Copy the lines of the data below exactly, starting at the first and stopping after the line that contains "(0,0) rectangle (2,344);"; include no pictures.

— BEGIN —

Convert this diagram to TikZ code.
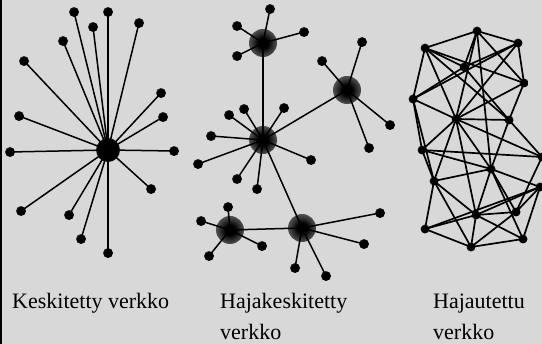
\documentclass[tikz,border=0pt]{standalone}
\usepackage{fontspec}
\setmainfont{Liberation Serif}
\definecolor{bgc}{RGB}{216,216,216}
\pgfdeclareradialshading{leafsh}{\pgfpoint{0bp}{0bp}}{color(0bp)=(black); color(22bp)=(black); color(28bp)=(black!65!bgc); color(38bp)=(black!35!bgc); color(46bp)=(white!40!bgc); color(50bp)=(bgc)}
\pgfdeclareradialshading{hubsh}{\pgfpoint{0bp}{0bp}}{color(0bp)=(black); color(9bp)=(black); color(18bp)=(black!78!bgc); color(30bp)=(black!52!bgc); color(39bp)=(black!32!bgc); color(43bp)=(black!15!bgc); color(46bp)=(white); color(48bp)=(white!60!bgc); color(50bp)=(bgc)}
\pgfdeclareradialshading{chubsh}{\pgfpoint{0bp}{0bp}}{color(0bp)=(black); color(22bp)=(black); color(32bp)=(black!60!bgc); color(40bp)=(black!25!bgc); color(45bp)=(white); color(50bp)=(bgc)}
\begin{document}
\begin{tikzpicture}[x=1pt,y=-1pt,
  leaf/.style={circle,inner sep=0pt,minimum size=10pt,shading=leafsh},
  dnode/.style={circle,inner sep=0pt,minimum size=9pt,shading=leafsh},
  hub/.style={circle,inner sep=0pt,minimum size=28pt,shading=hubsh},
  chub/.style={circle,inner sep=0pt,minimum size=24pt,shading=chubsh},
  link/.style={line width=1.5pt,black},
  mesh/.style={line width=1.7pt,black},
  lab/.style={anchor=base west,inner sep=0pt,font=\fontsize{22}{26}\selectfont}]
\fill[bgc] (0,0) rectangle (542,344);
\path[use as bounding box] (0,0) rectangle (542,344);
\fill[black] (0,0) rectangle (2,344);

% ---------- centralized ----------
\node[chub] (c0) at (108,150) {};
\foreach \n/\x/\y in {1/74/12, 2/108/12, 3/93/27, 4/139/23, 5/63/41, 6/24/61,
  7/161/93, 8/163/117, 9/19/116, 10/10/152, 11/174/151, 12/151/189,
  13/21/211, 14/69/215, 15/81/239, 16/108/253}
  \node[leaf] (c\n) at (\x,\y) {};
\foreach \n in {1,...,16}
  \draw[link] (c0.center) -- (c\n.center);

% ---------- decentralized ----------
\node[hub] (ha) at (263,43) {};
\node[hub] (hb) at (347,90) {};
\node[hub] (hc) at (263,140) {};
\node[hub] (hd) at (230,230) {};
\node[hub] (he) at (302,228) {};
\foreach \n/\x/\y in {a1/270/9, a2/237/26, a3/304/32, a4/237/56,
  b1/362/42, b2/322/61, b3/390/125, b4/369/148,
  k1/244/109, k2/229/115, k3/284/108, k4/211/136, k5/198/164, k6/311/160, k7/237/179, k8/257/189,
  d1/228/207, d2/201/221, d3/262/246, d4/209/256,
  e1/380/213, e2/364/244, e3/295/268, e4/326/276}
  \node[leaf] (\n) at (\x,\y) {};
\foreach \h/\l in {ha/a1, ha/a2, ha/a3, ha/a4, hb/b1, hb/b2, hb/b3, hb/b4,
  hc/k1, hc/k2, hc/k3, hc/k4, hc/k5, hc/k6, hc/k7, hc/k8,
  hd/d1, hd/d2, hd/d3, hd/d4, he/e1, he/e2, he/e3, he/e4,
  ha/hc, hc/hb, hc/he, hd/he}
  \draw[link] (\h.center) -- (\l.center);

% ---------- distributed ----------
\foreach \n/\x/\y in {1/477/31, 2/425/48, 3/518/43, 4/464/67, 5/524/83,
  7/413/99, 8/456/119, 9/509/120, 10/422/150, 11/542/157, 12/491/169,
  13/434/181, 14/540/187, 15/516/212, 16/476/215, 17/425/229, 18/523/239, 19/471/247}
  \node[dnode] (n\n) at (\x,\y) {};
\foreach \a/\b in {1/2, 1/3, 1/4, 1/5, 1/8, 1/12,
  2/7, 2/4, 2/5, 2/8, 2/9,
  3/5, 3/4, 3/7, 3/8,
  4/9, 4/7,
  5/8, 5/9,
  7/8, 7/10, 7/13,
  8/9, 8/10, 8/11, 8/12, 8/13, 8/16,
  9/11, 9/12,
  10/11, 10/12, 10/13,
  11/15,
  12/13, 12/14, 12/15, 12/16, 12/18,
  13/16, 13/17, 13/19,
  14/15, 14/18, 14/16, 14/17,
  15/16, 15/19,
  16/17, 16/18, 16/19,
  17/19, 18/19}
  \draw[mesh] (n\a.center) -- (n\b.center);

% ---------- labels ----------
\node[lab] (t1) at (12,309) {Keskitetty verkko};
\node[lab] (t2a) at (220,309) {Hajakeskitetty};
\node[lab] (t2b) at (220,340) {verkko};
\node[lab] (t3a) at (433,309) {Hajautettu};
\node[lab] (t3b) at (433,340) {verkko};
\end{tikzpicture}
\end{document}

— END —

- **SOLVED PROBLEM**:
Convert this diagram to TikZ code.
\documentclass[tikz,border=0pt]{standalone}
\usepackage{fontspec}
\setmainfont{Liberation Serif}
\definecolor{bgc}{RGB}{216,216,216}
\pgfdeclareradialshading{leafsh}{\pgfpoint{0bp}{0bp}}{color(0bp)=(black); color(22bp)=(black); color(28bp)=(black!65!bgc); color(38bp)=(black!35!bgc); color(46bp)=(white!40!bgc); color(50bp)=(bgc)}
\pgfdeclareradialshading{hubsh}{\pgfpoint{0bp}{0bp}}{color(0bp)=(black); color(9bp)=(black); color(18bp)=(black!78!bgc); color(30bp)=(black!52!bgc); color(39bp)=(black!32!bgc); color(43bp)=(black!15!bgc); color(46bp)=(white); color(48bp)=(white!60!bgc); color(50bp)=(bgc)}
\pgfdeclareradialshading{chubsh}{\pgfpoint{0bp}{0bp}}{color(0bp)=(black); color(22bp)=(black); color(32bp)=(black!60!bgc); color(40bp)=(black!25!bgc); color(45bp)=(white); color(50bp)=(bgc)}
\begin{document}
\begin{tikzpicture}[x=1pt,y=-1pt,
  leaf/.style={circle,inner sep=0pt,minimum size=10pt,shading=leafsh},
  dnode/.style={circle,inner sep=0pt,minimum size=9pt,shading=leafsh},
  hub/.style={circle,inner sep=0pt,minimum size=28pt,shading=hubsh},
  chub/.style={circle,inner sep=0pt,minimum size=24pt,shading=chubsh},
  link/.style={line width=1.5pt,black},
  mesh/.style={line width=1.7pt,black},
  lab/.style={anchor=base west,inner sep=0pt,font=\fontsize{22}{26}\selectfont}]
\fill[bgc] (0,0) rectangle (542,344);
\path[use as bounding box] (0,0) rectangle (542,344);
\fill[black] (0,0) rectangle (2,344);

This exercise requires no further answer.